Wednesday, June 06, 2001

HUC names president

Rabbi David Ellenson a professor on L.A. campus

By Ben L. Kaufman
The Cincinnati Enquirer

        Hebrew Union College turned to its faculty for the first time in more than half a century Tuesday for a new president.

        Rabbi David Ellenson, a professor of Jewish religious thought on HUC's Los Angeles campus, was elected unanimously by the college board.

        Rabbi Ellenson, 53, is HUC's eighth president. He succeeds Rabbi Sheldon Zimmerman, who resigned in December.

        Laura Geller, senior rabbi of Temple Emanu-El in Los Angeles, called Rabbi Ellenson a “cutting-edge scholar” and a “really wise man (whose) wisdom comes from being a compassionate human being. ... It is a great appointment for the college.”

        Board chairman Burton Lehman said Rabbi Ellenson's “exemplary leadership and passionate commitment to Reform Judaism and the Jewish people worldwide” would inspire HUC's growth.

        “I know it will be good for the Jews,” Rabbi Ellenson said with a laugh during an interview from his Los Angeles home. “The question is whether it will be good for the Ellensons.”

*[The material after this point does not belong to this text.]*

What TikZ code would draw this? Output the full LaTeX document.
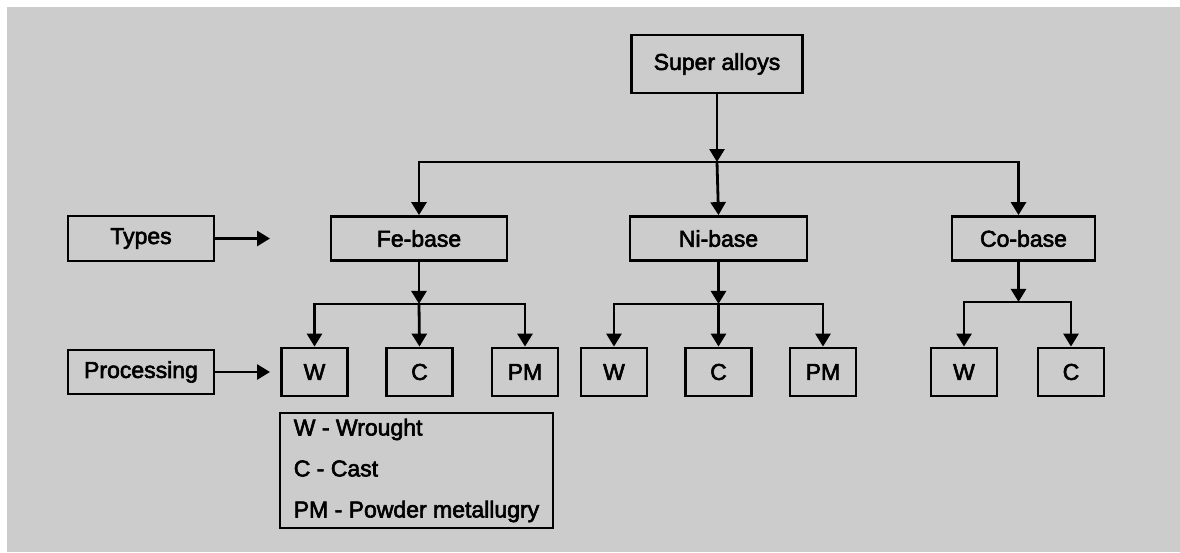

        He left it open whether he and his family would move to Cincinnati, where HUC was founded in 1875, remain in Los Angeles or move to New York.

        “I sought the job ... in response to many, many entreaties by many people,” Rabbi Ellenson said. He also was moved by his sense “of love and responsibility for the institution.”

        Colleagues said Rabbi Ellenson's years of working at Jewish camps and speaking at hundreds of congregations give him a sense of what is wanted from rabbis and an intimate knowledge of how Reform Judaism works.

        HUC's president is chief executive officer of a seminary and graduate school that has campuses in Los Angeles, Cincinnati, New York and Jerusalem.

        HUC trains rabbis, cantors, educators and communal service professionals for the Reform movement worldwide as well as Jewish and non-Jewish scholars. HUC was founded in Cincinnati and is the nation's oldest Jewish seminary.